Mufti namanya, menurut pengakuannya dia adalah putera seorang anggota pemerintah daerah di wilayah Jawa Timur. Ternyata kami adalah saingan, karena pilihan satunya adalah sama dengan pilihan dua saya (Ilmu Pemerintahan). Dan, ternyata untuk urusan matematika, nampaknya memang anak ini ‘bukan bakatnya’. Jadi teringat teman saya yang lain bernama Qisthi yang saat itu juga akan ujian, dan kemudian kami sama-sama menjadi mahasiswa Fakultas Hukum UGM (saya pernah mengajari Qisthi matematika, dan hopeless, dan berujung pada Qisthi minta maaf ke Pak Parjo hahaha inside joke sorry selain Qisthi nggak akan paham hehe).

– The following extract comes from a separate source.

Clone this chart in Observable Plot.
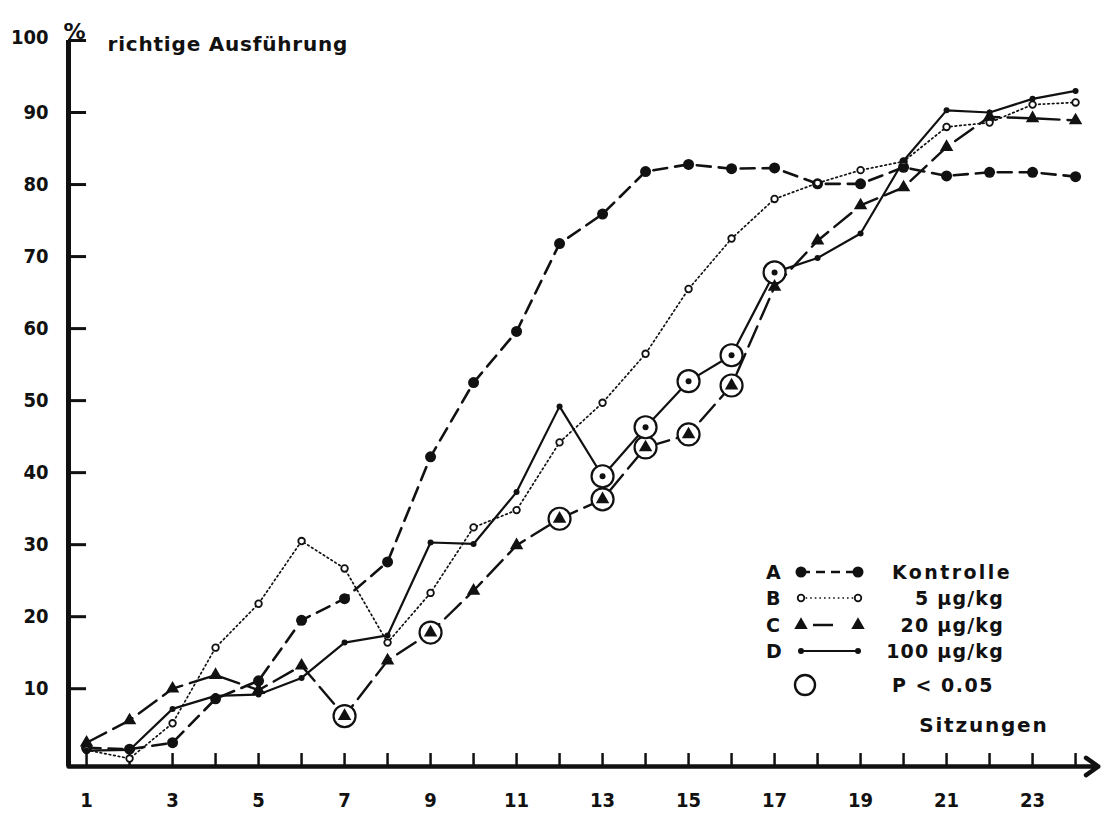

Yah, tapi saya berusaha mengajarkan apa yang saya bisa. Kebetulan matematika memang forte saya. Kami terus belajar sampai kemudian para peserta sudah dipanggil masuk ke ruangan masing-masing. Ternyata kami satu ruangan, walaupun kursinya berjauhan.

Alhamdulillah, saya merasa bahwa saya lancar mengerjakan soal-soalnya, tapi tidak berani terlalu berharap juga karena kan bersaing dengan orang-orang lain yang mungkin jawara-jawara IPS dari sekolah masing-masing yang masih fresh. Saya keluar dengan lega, tapi agak deg-degan karena menunggu pengumuman ini saya tidak bisa apa-apa selain menunggu dan berdoa saja.

Di sisi lain, Mufti keluar dengan lesu. Katanya ia kurang yakin untuk mata pelajaran selain matematika, sedangkan untuk matematika ia hanya mengerjakan satu nomor saja. Saya ingat betul, satu nomor tersebut adalah soal yang intinya ‘diketahui penghasilan suatu warung adalah Rp X, lalu ia menghasilkan Y % dari rokok. Rp berapakah penghasilan dari rokok tersebut?’ yang mana ini saya fikir kok memang seperti pertanyaan bonus saking mudahnya. Ia tidak bisa menjawab pertanyaan lainnya.

Kami pun bertukar nomor HP, dan berjanji untuk saling mengabari hasilnya.

 

………………………..

 

Sekian bulan setelahnya, pengumuman pun datang. Pertama, pengumuman datang via SMS Service menjelang tengah malam, dan alhamdulillah saya diterima. Kemudian paginya lewat surat kabar pun saya menemukan nomor ujian saya pada daftar yang diterima. Kemudian saya sadari dari daftar yang tertulis di koran, mungkin sampai 20-30 orang dengan nomor urut sebelum dan sesudah saya ternyata tidak diterima. Padahal, satu ruangan berisi mungkin 30-50 orang saja, artinya saya satu-satunya di ruangan saya yang diterima.

Sedangkan SMS yang saya kirim semalam ke Mufti untuk mengabari, dibalas oleh sebuah laporan ‘Failed to be Sent’ oleh provider.